Planowi Balcerowicza możemy również zarzucić brak prawdziwej (uczciwej) powszechnej prywatyzacji. Znaczna część polskiego społeczeństwa nie partycypowała w prywatyzacji gospodarki – ogromy majątek w dalszym ciągu znajduje się w „sferze ziemi niczyjej” np. mieszkania komunalne, których albo nie oddano prawowitym właścicielom lub ich spadkobiercom, ani na preferencyjnych warunkach nie nadano praw własności lokatorom je zamieszkującym. W efekcie nie ma prawdziwego rynku mieszkaniowego ani prawdziwego rynku mieszkań na wynajem. Skutek tego jest zadziwiający – np. Warszawa należy do miast, w których cena nowego mieszkania jest wyższa niż np. w Madrycie lub Paryżu, a cena najmu przeciętnego mieszkania (np. w bloku) jest dwukrotnie wyższa niż wynajem podobnego mieszkania w Nowym Jorku.
Innym wynikiem Planu Balcerowicza był brak reprywatyzacji. Skutek zaniechania w tej dziedzinie zacznie być dopiero odczuwalny. Jest to bomba z opóźnionym zapłonem, ale niewątpliwie wybuchnie i przyszłe pokolenia Polaków będą spłacać długi powstałe z tego tytułu.
Reasumując, ujemne skutki „Planu Balcerowicza” należy podzielić na dwie zasadnicze grupy: te które związane są bezpośrednio z transformacją ustroju z gospodarki centralnie planowanej na gospodarkę wolnorynkową oraz na, według mojej opinii, świadome zaniechania, które spowodowały, że polska gospodarka nie zasługuje w pełni na miano gospodarki wolnorynkowej.

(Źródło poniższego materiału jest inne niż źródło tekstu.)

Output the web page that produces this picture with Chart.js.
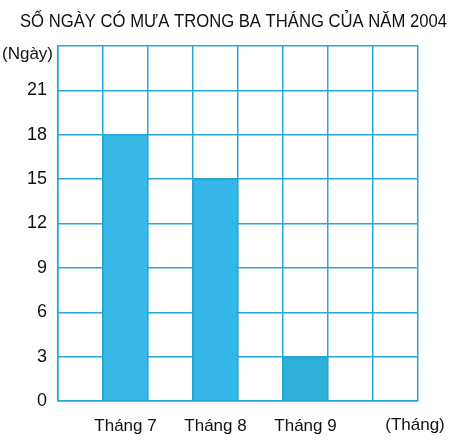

Te drugie powodują, że nie wszystkie z podstawowych celów „Planu Balcerowicza” zostały osiągnięte i co ważniejsze – nigdy nie miały być osiągnięte, co równocześnie uważam za podstawową wadę tego planu.
Jeżeli więc punkt odniesienia w ocenie tego planu zostanie ustawiony na rok 1988, to oczywiste jest, że reformę balcerowiczowską należy uznać za historyczny, wręcz epokowy sukces Polski. Jeżeli jednak punktem odniesienia będzie pytanie, czy dzisiaj, w 2006 roku, blisko 20 lat po uruchomieniu tej reformy Polacy żyją w uczciwym państwie prawa to odpowiedź musi być negatywna.